DIRECTIONS | Give the number of lines in the listing that hold the word "this". Write nothing but that number.

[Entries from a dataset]
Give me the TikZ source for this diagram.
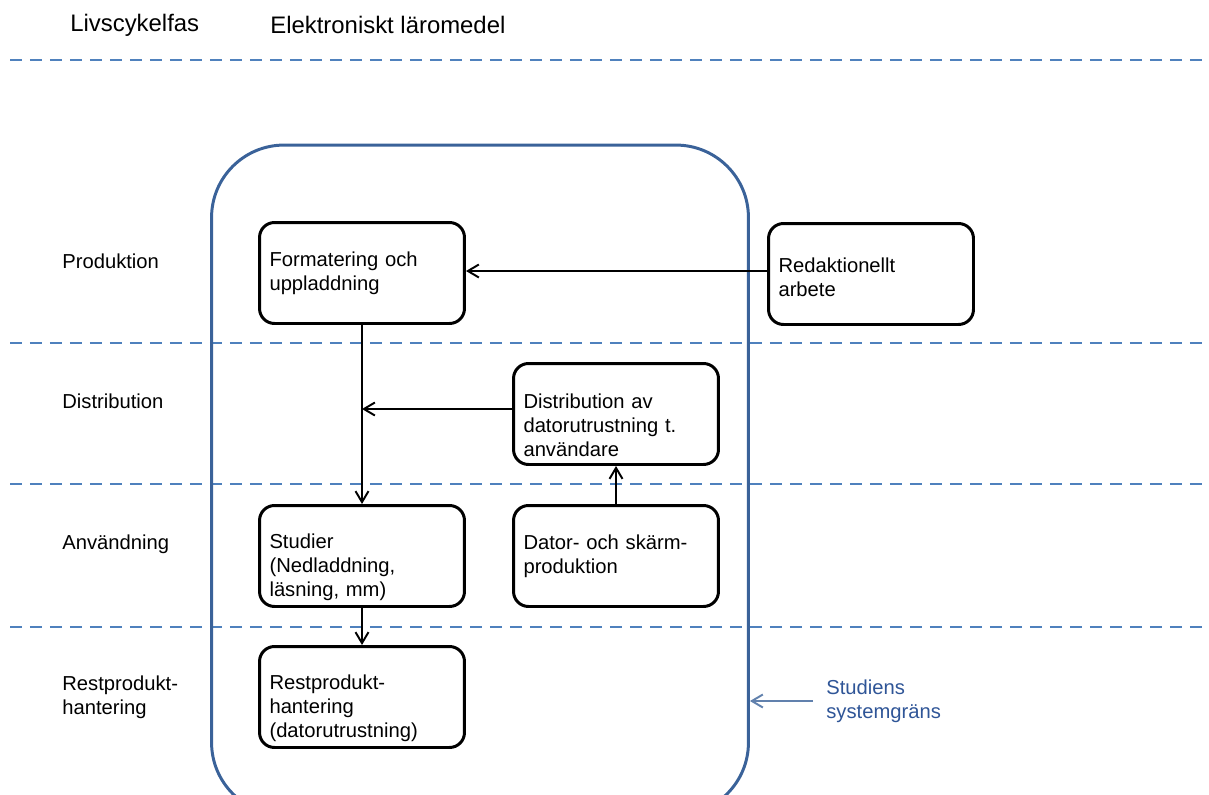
\documentclass[tikz,border=0pt]{standalone}
\usepackage{fontspec}
\setmainfont{Liberation Sans}
\usetikzlibrary{arrows.meta, positioning}

\definecolor{fasblue}{HTML}{4F81BD}
\definecolor{gransblue}{HTML}{3A6299}
\definecolor{labelblue}{HTML}{2F5597}

% lowers three-line texts a little inside their box
\newcommand{\lowtop}{\rule{0pt}{0.74cm}}

\tikzset{
  stepbox/.style={draw, line width=1.7pt, rounded corners=0.3cm, minimum width=4.1cm, minimum height=2.02cm, text width=3.7cm, align=left, inner sep=0pt},
  flow/.style={line width=1.1pt, -{Straight Barb[length=0.22cm, width=0.26cm]}},
  fasline/.style={fasblue, line width=1.1pt, dash pattern=on 0.24cm off 0.16cm},
  faslabel/.style={anchor=west, align=left, inner sep=0pt},
  heading/.style={faslabel, font=\fontsize{13.6}{16}\selectfont}
}

\begin{document}
\begin{tikzpicture}[x=0.02cm, y=-0.02cm, font=\fontsize{11.5}{13.6}\selectfont]

  \useasboundingbox (0,0) rectangle (1209,794);

  % Headings
  \node[heading] (hfas) at (70,25) {Livscykelfas};
  \node[heading] (hobj) at (270,25) {Elektroniskt läromedel};

  % Phase separators
  \foreach \y in {60,343,484,627}
    \draw[fasline] (10,\y) -- (1209,\y);

  % System boundary
  \begin{scope}
    \clip (0,0) rectangle (1209,794);
    \node[draw=gransblue, line width=1.7pt, rounded corners=1.45cm, minimum width=10.74cm, minimum height=13.4cm] (sysgrans) at (480,480) {};
  \end{scope}

  % Phase labels
  \node[faslabel] (lprod) at (62,261) {Produktion};
  \node[faslabel] (ldist) at (62,401) {Distribution};
  \node[faslabel] (lanv) at (62,544) {Användning};
  \node[faslabel] (lrest) at (62,697) {Restprodukt-\\hantering};

  % Process steps
  \node[stepbox] (form) at (362,273) {Formatering och\\uppladdning};
  \node[stepbox] (redak) at (871,274) {\rule{0pt}{0.42cm}Redaktionellt\\arbete};
  \node[stepbox] (distr) at (616,414) {\lowtop Distribution av\\datorutrustning t.\\användare};
  \node[stepbox] (stud) at (362,556) {\lowtop Studier\\(Nedladdning,\\läsning, mm)};
  \node[stepbox] (dator) at (616,556) {Dator- och skärm-\\produktion};
  \node[stepbox] (rest) at (362,697) {\lowtop Restprodukt-\\hantering\\(datorutrustning)};

  % Flows
  \draw[flow] (redak.west |- 0,271) -- (form.east |- 0,271);
  \draw[flow] (form.south) -- (stud.north);
  \draw[flow] (distr.west |- 0,409) -- (form.south |- 0,409);
  \draw[flow] (dator.north) -- (distr.south);
  \draw[flow] (stud.south) -- (rest.north);

  % Boundary label
  \node[faslabel, text=labelblue] (lgrans) at (826,701) {Studiens\\systemgräns};
  \coordinate (gstart) at (813,701);
  \draw[gransblue!80!white, line width=1.1pt, -{Straight Barb[length=0.22cm, width=0.26cm]}] (gstart) -- (sysgrans.east |- gstart);

\end{tikzpicture}
\end{document}
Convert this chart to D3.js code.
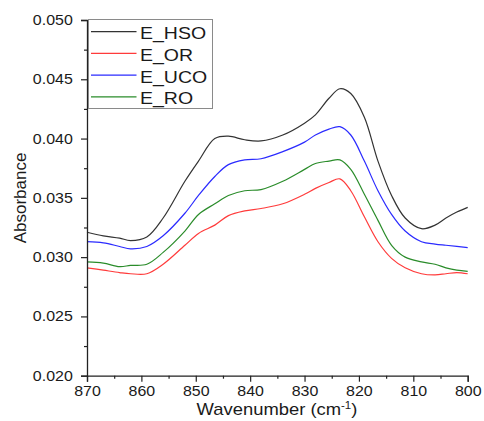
<!DOCTYPE html>
<html><head><meta charset="utf-8">
<script src="https://cdn.jsdelivr.net/npm/d3@7"></script>
<style>body{margin:0;background:#fff}svg{display:block}text{font-family:"Liberation Sans",Arial,sans-serif;fill:#1a1a1a}</style>
</head><body><svg id="c" width="484" height="421"></svg>
<script>
const wavenumbers = [870,867,864,862,859,856,852,849.5,846.5,844,841,838,834,830,828,825.5,823.5,821.5,819,816.5,814,811.5,808.5,806,804,802,800];
const seriesNames = ["E_HSO","E_OR","E_UCO","E_RO"];
const seriesColors = ["#333333","#ff3b3b","#2b2bff","#2a8c2a"];
const hso = [0.0321,0.0318,0.0316,0.0314,0.0317,0.0333,0.0364,0.0381,0.0400,0.0402,0.0399,0.0398,0.0403,0.0413,0.0420,0.0434,0.0442,0.0438,0.0418,0.0381,0.0352,0.0333,0.0324,0.0327,0.0333,0.0338,0.0342];
const or  = [0.0291,0.0289,0.0287,0.0286,0.0286,0.0294,0.0310,0.0320,0.0327,0.0335,0.0339,0.0341,0.0345,0.0353,0.0358,0.0363,0.0366,0.0356,0.0334,0.0313,0.0299,0.0291,0.0286,0.0285,0.0286,0.0287,0.0286];
const uco = [0.0313,0.0312,0.0309,0.0307,0.0309,0.0318,0.0337,0.0352,0.0368,0.0378,0.0382,0.0383,0.0389,0.0397,0.0403,0.0408,0.0410,0.0403,0.0381,0.0356,0.0336,0.0322,0.0313,0.0311,0.0310,0.0309,0.0308];
const ro  = [0.0296,0.0295,0.0292,0.0293,0.0294,0.0304,0.0322,0.0336,0.0345,0.0352,0.0356,0.0357,0.0364,0.0374,0.0379,0.0381,0.0382,0.0374,0.0353,0.0331,0.0310,0.0300,0.0296,0.0294,0.0291,0.0289,0.0288];
const xTicks = [870,860,850,840,830,820,810,800];
const yTicks = [0.020,0.025,0.030,0.035,0.040,0.045,0.050];
const xLabel = "Wavenumber (cm";
const yLabel = "Absorbance";

const svg = d3.select("#c");
const L=87, R=467.7, T=20, B=375.7;
const x = d3.scaleLinear().domain([870,800]).range([L,R]);
const y = d3.scaleLinear().domain([0.020,0.050]).range([B,T]);
const SX = 1.14;

const allSeries = [hso, or, uco, ro];
const line = d3.line().x((d,i)=>x(wavenumbers[i])).y(d=>y(d)).curve(d3.curveCatmullRom.alpha(0.5));
allSeries.forEach((s,k)=>{
  svg.append("path").attr("d",line(s)).attr("fill","none")
    .attr("stroke",seriesColors[k]).attr("stroke-width",1.2);
});

const axisColor="#222";
svg.append("g").attr("class","xa").attr("transform",`translate(0,${B})`)
  .call(d3.axisBottom(x).tickValues(xTicks).tickFormat(d3.format("d")).tickSizeOuter(0).tickSize(6).tickPadding(4.5));
svg.append("g").attr("transform",`translate(0,${B})`)
  .call(d3.axisBottom(x).tickValues(d3.range(865,800,-10)).tickFormat("").tickSize(3).tickSizeOuter(0))
  .select(".domain").remove();
svg.append("g").attr("class","ya").attr("transform",`translate(${L},0)`)
  .call(d3.axisLeft(y).tickValues(yTicks).tickFormat(d3.format(".3f")).tickSizeOuter(0).tickSize(6).tickPadding(6.5));
svg.append("g").attr("transform",`translate(${L},0)`)
  .call(d3.axisLeft(y).tickValues(d3.range(0.0225,0.050,0.005)).tickFormat("").tickSize(3).tickSizeOuter(0))
  .select(".domain").remove();
svg.selectAll(".domain").attr("stroke",axisColor).attr("stroke-width",1.3);
svg.selectAll(".tick line").attr("stroke",axisColor).attr("stroke-width",1.2);
svg.selectAll(".tick text").attr("font-size",14).attr("fill","#1a1a1a")
  .attr("font-family","Liberation Sans, Arial, sans-serif")
  .attr("transform",`scale(${SX},1)`);

// axis titles
const xt = svg.append("text").attr("transform",`translate(277,415) scale(1.15,1)`).attr("text-anchor","middle").attr("font-size",16);
xt.append("tspan").text(xLabel);
xt.append("tspan").text("-1").attr("font-size",10).attr("dy",-6);
xt.append("tspan").text(")").attr("dy",6);
svg.append("text").attr("transform","translate(26,198) rotate(-90)").attr("text-anchor","middle").attr("font-size",17).text(yLabel);

// legend
svg.append("rect").attr("x",88.5).attr("y",19.5).attr("width",124).attr("height",89).attr("fill","#fff").attr("stroke","#8a8a8a").attr("stroke-width",1);
seriesNames.forEach((n,k)=>{
  const cy = 31.7 + k*21.7;
  svg.append("line").attr("x1",91).attr("x2",136.5).attr("y1",cy).attr("y2",cy).attr("stroke",seriesColors[k]).attr("stroke-width",1.2);
  svg.append("text").attr("transform",`translate(140,${cy+7.4}) scale(1.22,1)`).attr("font-size",16).text(n);
});
</script></body></html>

RESULT OF THE EXERCISE | 2